* **Set problem**: Search the listing for "React" and copy every line where it appears.

* **Available data**:
--------------------------------
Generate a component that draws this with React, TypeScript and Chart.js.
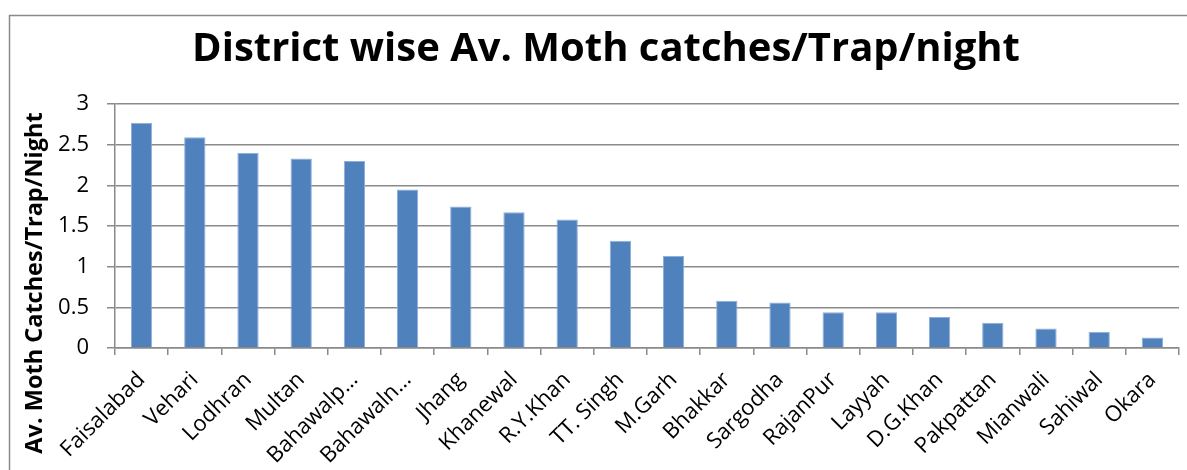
import React, { useEffect, useRef } from "react";
import { Chart, registerables } from "chart.js";

Chart.register(...registerables);

const districts = [
  "Faisalabad", "Vehari", "Lodhran", "Multan", "Bahawalp…", "Bahawaln…",
  "Jhang", "Khanewal", "R.Y.Khan", "TT. Singh", "M.Garh", "Bhakkar",
  "Sargodha", "RajanPur", "Layyah", "D.G.Khan", "Pakpattan", "Mianwali",
  "Sahiwal", "Okara",
];
const mothCatches = [
  2.77, 2.59, 2.40, 2.33, 2.30, 1.95, 1.74, 1.67, 1.58, 1.32, 1.13, 0.58,
  0.56, 0.44, 0.44, 0.38, 0.31, 0.24, 0.20, 0.13,
];
const titleText = "District wise Av. Moth catches/Trap/night";
const yAxisTitle = "Av. Moth Catches/Trap/Night";

const FONT = "'Open Sans', 'DejaVu Sans', sans-serif";
const GRID = "#8a8a8a";

const outerBorder = {
  id: "outerBorder",
  afterDraw(chart: any) {
    const ctx = chart.ctx;
    ctx.save();
    ctx.strokeStyle = "#8a8a8a";
    ctx.lineWidth = 1.5;
    ctx.strokeRect(9.5, 15.5, 3000, 3000);
    ctx.restore();
  },
};

const yTitlePlugin = {
  id: "yTitlePlugin",
  afterDraw(chart: any) {
    const ctx = chart.ctx;
    ctx.save();
    ctx.translate(35, 283);
    ctx.rotate(-Math.PI / 2);
    ctx.font = `bold 23.5px ${FONT}`;
    ctx.fillStyle = "#000";
    ctx.textAlign = "center";
    ctx.textBaseline = "middle";
    ctx.fillText(yAxisTitle, 0, 0);
    ctx.restore();
  },
};

export default function App() {
  const ref = useRef<HTMLCanvasElement | null>(null);
  useEffect(() => {
    if (!ref.current) return;
    const chart = new Chart(ref.current, {
      type: "bar",
      data: {
        labels: districts,
        datasets: [
          {
            data: mothCatches,
            backgroundColor: "#4F81BD",
            borderColor: "#8eaedb",
            borderWidth: 1,
            barPercentage: 0.4,
            categoryPercentage: 1,
          },
        ],
      },
      options: {
        animation: false,
        responsive: false,
        maintainAspectRatio: false,
        layout: { padding: { left: 33, right: 8, top: 0, bottom: 0 } },
        plugins: {
          legend: { display: false },
          tooltip: { enabled: false },
          title: {
            display: true,
            text: titleText,
            color: "#000",
            font: { family: FONT, size: 40, weight: "bold" },
            padding: { top: 26, bottom: 30 },
          },
        },
        scales: {
          x: {
            offset: true,
            afterFit: (scale: any) => {
              scale.height = 122;
            },
            grid: {
              offset: true,
              drawOnChartArea: false,
              drawTicks: true,
              tickLength: 7,
              color: GRID,
              lineWidth: 1.5,
            },
            border: { color: GRID, width: 1.5 },
            ticks: {
              color: "#000",
              font: { family: FONT, size: 22 },
              minRotation: 45,
              maxRotation: 45,
              autoSkip: false,
              padding: 12,
            },
          },
          y: {
            min: 0,
            max: 3,
            afterFit: (scale: any) => {
              scale.width = 82;
            },
            grid: {
              color: GRID,
              lineWidth: 1.5,
              tickLength: 8,
            },
            border: { color: GRID, width: 1.5 },
            ticks: {
              stepSize: 0.5,
              color: "#000",
              font: { family: FONT, size: 22 },
              padding: 18,
              callback: (v: any) => String(v),
            },
          },
        },
      },
      plugins: [outerBorder, yTitlePlugin],
    });
    return () => chart.destroy();
  }, []);
  return (
    <div style={{ position: "fixed", left: 0, top: 0, width: 1187, height: 470, overflow: "hidden", background: "#fff" }}>
      <canvas ref={ref} width={1187} height={470} style={{ display: "block", width: 1187, height: 470 }} />
    </div>
  );
}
--------------------------------
* **Written solution**:
Generate a component that draws this with React, TypeScript and Chart.js.
import React, { useEffect, useRef } from "react";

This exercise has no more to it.